Furthermore, there’s a buzz now around email which isn’t just down to nostalgia. A recent article in The Drum on “Bringing back the renaissance marketing trends in 2017” noted that advertisers are looking to channels in 2017 which can deliver a return to genuinely putting the consumer’s interests first, like email and direct mail. As well as allowing for greater personalisation and a “safe” environment for brands, these “renaissance” channels are seen as heralding a new era of more human, humbler, and simpler communications, which resonate with consumers once more, and can set brands apart from the constant digital chatter that is the backdrop of all our lives.
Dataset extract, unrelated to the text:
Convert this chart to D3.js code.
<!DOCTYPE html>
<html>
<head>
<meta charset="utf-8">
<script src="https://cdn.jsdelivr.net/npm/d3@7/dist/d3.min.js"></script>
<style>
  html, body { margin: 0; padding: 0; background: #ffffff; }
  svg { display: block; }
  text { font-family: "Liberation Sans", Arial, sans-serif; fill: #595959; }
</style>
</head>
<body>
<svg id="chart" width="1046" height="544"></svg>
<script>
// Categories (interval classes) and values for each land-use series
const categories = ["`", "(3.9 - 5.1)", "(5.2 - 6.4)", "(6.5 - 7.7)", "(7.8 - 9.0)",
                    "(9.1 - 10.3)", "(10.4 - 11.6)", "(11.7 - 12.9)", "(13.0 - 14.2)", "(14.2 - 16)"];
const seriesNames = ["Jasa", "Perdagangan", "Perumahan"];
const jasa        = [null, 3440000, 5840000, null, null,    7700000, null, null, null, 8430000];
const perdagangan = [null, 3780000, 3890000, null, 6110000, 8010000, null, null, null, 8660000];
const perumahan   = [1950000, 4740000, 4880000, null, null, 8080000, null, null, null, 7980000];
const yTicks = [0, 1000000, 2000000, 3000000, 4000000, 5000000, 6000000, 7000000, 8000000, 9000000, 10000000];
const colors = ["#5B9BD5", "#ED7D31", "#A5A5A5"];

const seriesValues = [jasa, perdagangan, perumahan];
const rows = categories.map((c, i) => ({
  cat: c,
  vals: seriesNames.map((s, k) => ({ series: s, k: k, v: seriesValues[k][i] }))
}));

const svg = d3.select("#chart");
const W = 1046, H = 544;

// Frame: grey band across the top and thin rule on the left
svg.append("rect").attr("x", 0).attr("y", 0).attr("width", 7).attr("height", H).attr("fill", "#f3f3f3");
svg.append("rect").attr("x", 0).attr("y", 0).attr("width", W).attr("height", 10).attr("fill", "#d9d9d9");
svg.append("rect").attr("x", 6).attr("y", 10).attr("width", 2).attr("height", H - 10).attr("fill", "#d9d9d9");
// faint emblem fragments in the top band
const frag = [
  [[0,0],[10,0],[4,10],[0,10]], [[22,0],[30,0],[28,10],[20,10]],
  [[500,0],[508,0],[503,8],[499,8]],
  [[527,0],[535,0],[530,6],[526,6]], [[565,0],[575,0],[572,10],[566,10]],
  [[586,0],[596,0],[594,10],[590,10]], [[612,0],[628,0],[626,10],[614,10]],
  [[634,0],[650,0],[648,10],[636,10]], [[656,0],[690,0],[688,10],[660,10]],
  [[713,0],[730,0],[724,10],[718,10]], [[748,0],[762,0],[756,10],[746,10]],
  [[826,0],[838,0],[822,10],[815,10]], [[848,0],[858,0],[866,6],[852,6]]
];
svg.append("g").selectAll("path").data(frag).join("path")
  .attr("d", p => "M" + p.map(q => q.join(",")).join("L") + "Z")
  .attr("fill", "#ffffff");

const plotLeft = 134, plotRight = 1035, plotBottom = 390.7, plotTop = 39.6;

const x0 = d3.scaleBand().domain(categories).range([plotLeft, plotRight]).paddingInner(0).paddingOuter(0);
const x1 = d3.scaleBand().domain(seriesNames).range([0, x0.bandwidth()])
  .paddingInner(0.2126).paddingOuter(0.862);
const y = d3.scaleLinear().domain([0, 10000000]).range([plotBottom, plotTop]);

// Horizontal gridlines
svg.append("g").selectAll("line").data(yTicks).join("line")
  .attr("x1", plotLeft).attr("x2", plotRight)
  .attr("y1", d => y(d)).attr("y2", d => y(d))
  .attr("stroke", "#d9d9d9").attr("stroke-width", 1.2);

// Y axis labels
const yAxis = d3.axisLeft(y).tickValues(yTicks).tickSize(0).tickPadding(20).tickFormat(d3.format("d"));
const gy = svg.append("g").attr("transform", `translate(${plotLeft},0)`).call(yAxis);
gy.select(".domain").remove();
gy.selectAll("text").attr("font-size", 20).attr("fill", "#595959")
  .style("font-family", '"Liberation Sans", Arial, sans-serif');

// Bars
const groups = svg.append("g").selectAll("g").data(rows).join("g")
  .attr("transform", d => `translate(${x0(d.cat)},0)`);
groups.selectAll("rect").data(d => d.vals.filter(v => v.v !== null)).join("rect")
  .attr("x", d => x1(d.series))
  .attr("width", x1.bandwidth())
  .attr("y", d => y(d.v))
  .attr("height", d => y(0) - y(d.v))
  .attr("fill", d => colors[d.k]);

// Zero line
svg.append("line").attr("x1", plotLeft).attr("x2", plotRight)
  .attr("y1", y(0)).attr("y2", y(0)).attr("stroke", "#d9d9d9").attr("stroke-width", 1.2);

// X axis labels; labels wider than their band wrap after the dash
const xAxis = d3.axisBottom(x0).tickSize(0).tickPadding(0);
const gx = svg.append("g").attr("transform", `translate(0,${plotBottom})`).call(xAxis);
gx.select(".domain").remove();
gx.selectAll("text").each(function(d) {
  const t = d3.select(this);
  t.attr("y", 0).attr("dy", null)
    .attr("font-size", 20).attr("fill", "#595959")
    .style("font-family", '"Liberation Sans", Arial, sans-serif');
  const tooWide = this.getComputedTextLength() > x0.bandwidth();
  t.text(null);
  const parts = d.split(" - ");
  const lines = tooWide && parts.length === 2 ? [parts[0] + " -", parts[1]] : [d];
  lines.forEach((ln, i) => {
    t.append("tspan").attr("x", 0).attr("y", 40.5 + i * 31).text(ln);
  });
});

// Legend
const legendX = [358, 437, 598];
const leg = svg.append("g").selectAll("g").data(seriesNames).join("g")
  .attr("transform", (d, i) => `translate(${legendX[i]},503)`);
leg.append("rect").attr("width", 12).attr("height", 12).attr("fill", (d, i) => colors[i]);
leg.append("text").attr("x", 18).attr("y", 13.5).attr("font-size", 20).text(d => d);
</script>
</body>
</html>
The relaunch of the much-loved Nokia 3310 at Mobile World Congress last week created arguably the biggest moment of the event. People loved these handsets because they did what they were supposed to do, and they did it well. The relaunched version promises an improvement on the 17 year old classic, with a battery life of a month. The email channel has also seen a reboot over the past few years, and stringent data regulation combined with responsible email sending practises becoming standard, have eradicated the legacy SPAM issues that email used to be associated with. With the advent of a consumer’s email address being their most stable online identifier, and the ability for email customer acquisition platforms to match email addresses to cookies and mobile IDs in order to deliver a single customer view in real time (disclaimer: our platform can do this), email has been rebooted, and the customer data and performance that it can unlock, is now more important than ever before to advertisers whose strategies are truly focused on their customers.
Ultimately though, marketers must demonstrate how each channel directly contributes to clicks and bottom line sales, in order to continually invest in the channel, and this is where email, where every part of the creative is transparently trackable and accountable, really proves its credentials.